In this reaction, esters of fatty acids are hydrolysed and soap obtained remains in colloidal form. It is precipitated from solution by adding sodium chloride. The solution left after removing soap contains glycerol and can be recovered by fractional distillation.
Types of Soaps
(i) Toilet Soaps : They are prepared by using better grades of fats and oils and excess of alkali is removed. Colour and perfumes are added to make these more attractive.
(ii) Transparent Soaps : They are made by dissolving the soap in ethanol and then evaporating the excess solvent.
(iii) Medicated Soaps : Substances of medicinal values are added.
(iv) Shaving Soaps : Contain glycerol to prevent rapid drying. A gum called, rosin is added while making, it forms sodium rosinate which lathers well.
(vi) Laundry Soaps : These contains fillers like sodium rosinate, sodium silicate, borax and sodium carbonate.
Why soaps do not work in hard water?
As we know that hard water contains calcium and magnesium ions which forms insoluble salts with soaps, that gets separated as scum in water.
2C17H35COONa + CaCl2 ⟶ 2NaCl + (C17H35COO)2Ca
In fact, the scum so separated offers hinderance to soap action as the precipitate adheres onto the fabric as gummy mass. Also, the hair washed with hard water looks dull because of this sticky precipitate. Similarly, dyes do not absorb evenly on cloth washed with soap using hard water.
Limitations of Detergents
The problem of using detergents is that if their hydrocarbon chain is highly branched, then bacteria cannot degrade this easily and their slow degradation leads to their accumulation. Effluents containing such detergents reach rivers, ponds etc. and persist in water even after sewage treatment. This cause foaming in rivers, ponds and streams which pollutes the water.
Now a days, the branching of hydrocarbon chain is controlled and kept to the minimum. Unbranched chains can be biodegraded more easily and hence pollution is prevented.
Chemotherapy: Use of chemicals for therapeutic effect.
Antihistamines: Drugs which prevent interaction of histamines with receptors.
Tranquilizers: Chemical compounds used for treatment of anxiety, mental disease, stress etc. by acting on CNS.
Analgesics: Reduce or abolish pain without affecting nervous system.
Antipyretics: Lower down body temperature.
Broad spectrum antibiotics: Antibiotics which kill or inhibit wide range of gram-positive and gram-negative bacteria.
Saponification: Involves preparation of soap by heating fat with aqueous solution of NaOH.
A chemical agent which helps in curing ailment is called drug. They can have side effects if taken in higher dosage than those recommended.
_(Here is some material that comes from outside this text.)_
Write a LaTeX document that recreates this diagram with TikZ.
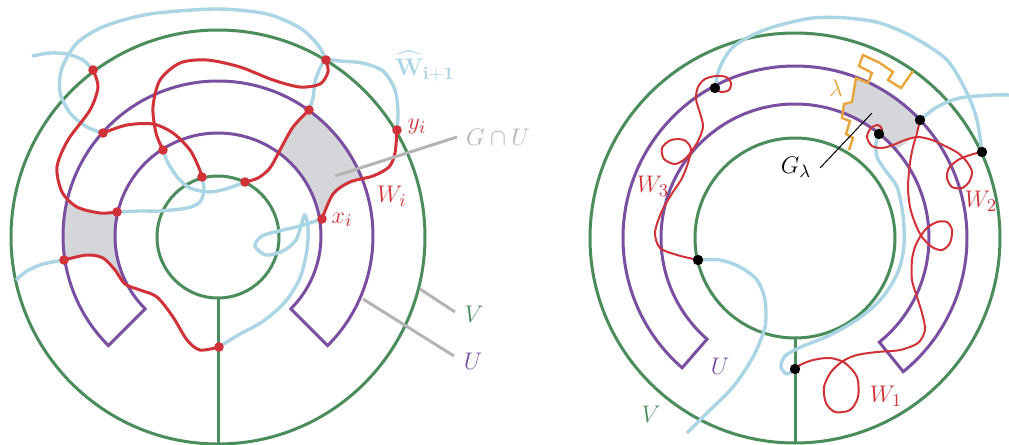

Chemotherapy involves use of chemicals for therapeutic effect. Drugs interact with target molecules such as carbohydrates, proteins, lipids, nucleic acid etc.
Food additive as preservatives (prevent spoilage of food), sweetening agents (no calories), antioxidants, edible colours, nutritional supplements etc. are added to food.
Synthetic detergents are classified as anionic, cationic and non-ionic. They are preferred over soap as work even in hard water.
Detergents with branched hydrocarbon chain as slowly degraded by microorganism, causes pollution. Hence detergents with straight hydrocarbon chain preferred.